The results of the analyses showed that for the current data and assumptions (pavement lives, construction productivity, hourly traffic patterns) used in the study together with better traffic delay analysis, the LLP options have greater total costs than conventional rehabilitation alternatives assuming 24-hour-per-day closures for LLP options and 8-hour nighttime closures for conventional alternatives. However, the sensitivity analyses showed that as traffic demand is reduced by implementation of Traffic Management Plans (TMP) and use of weekend closures, the traffic delay costs associated with LLP options are significantly reduced. The sensitivity analyses also showed that if non-pavement costs are reduced for the LLP options (they were not considered for the conventional rehabilitation alternatives), LLP options become competitive for projects with large numbers of lanes.
Because of a lack of good pavement performance data, and limited cost data for long-life projects (two projects), the results of the sensitivity analyses presented in this report should be considered in terms of their general trends, and should absolutely not be used to compare different conventional rehabilitation strategies or alternative long life strategies for individual projects without using better and site-specific data. The alternatives considered in this study are all hypothetical cases. The study was limited to rehabilitation strategies only and is not applicable to new construction or widening.
The sensitivity analyses made clear the need to perform lifecycle cost analysis for each project using project-specific data for both agency costs and road user costs. Despite the findings of this study, LLP is still considered to be a feasible rehabilitation option. It is thus strongly recommended that LCCA be performed on a case-by-case basis when determining whether to use long-life or conventional strategies as significantly different results could be obtained when project specific data and actual overhead and administration costs are used. An example is provided in the report in which lifecycle cost analyses showed LLP to be more cost-effective than conventional rehabilitation alternatives because the existing pavement condition made some conventional rehabilitation alternatives infeasible, which would have resulted in shorter lives than those assumed in this study. Local conditions resulted in a traffic management plan with significantly greater reduction in traffic demand that that assumed in this study.

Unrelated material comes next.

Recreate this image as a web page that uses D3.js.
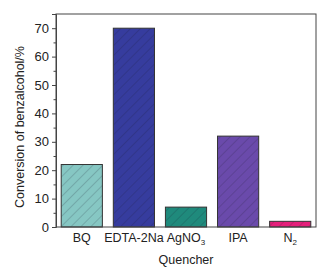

The results of LCCA are dependent on the following variables which are different for each project:
* Traffic demand patterns, including hourly demand, weekday and weekend demand, directional peaks and discretionary versus job-related travel * Alternative routes and modes * Lane and shoulder configurations and highway geometry in each direction * Feasibility and expected life of each rehabilitation strategy, which depend on truck traffic and existing pavement condition in each lane * Expected construction durations
Sensitivity analyses should be carried out to identify specific issues that influence the agency and road user costs and which could be managed better to reduce the costs on alternative strategies. There is consensus in the industry that quality LCCA in the design phase of rehabilitation projects can result in more appropriate strategies, considerable total savings (agency and road user) and better cash flow management.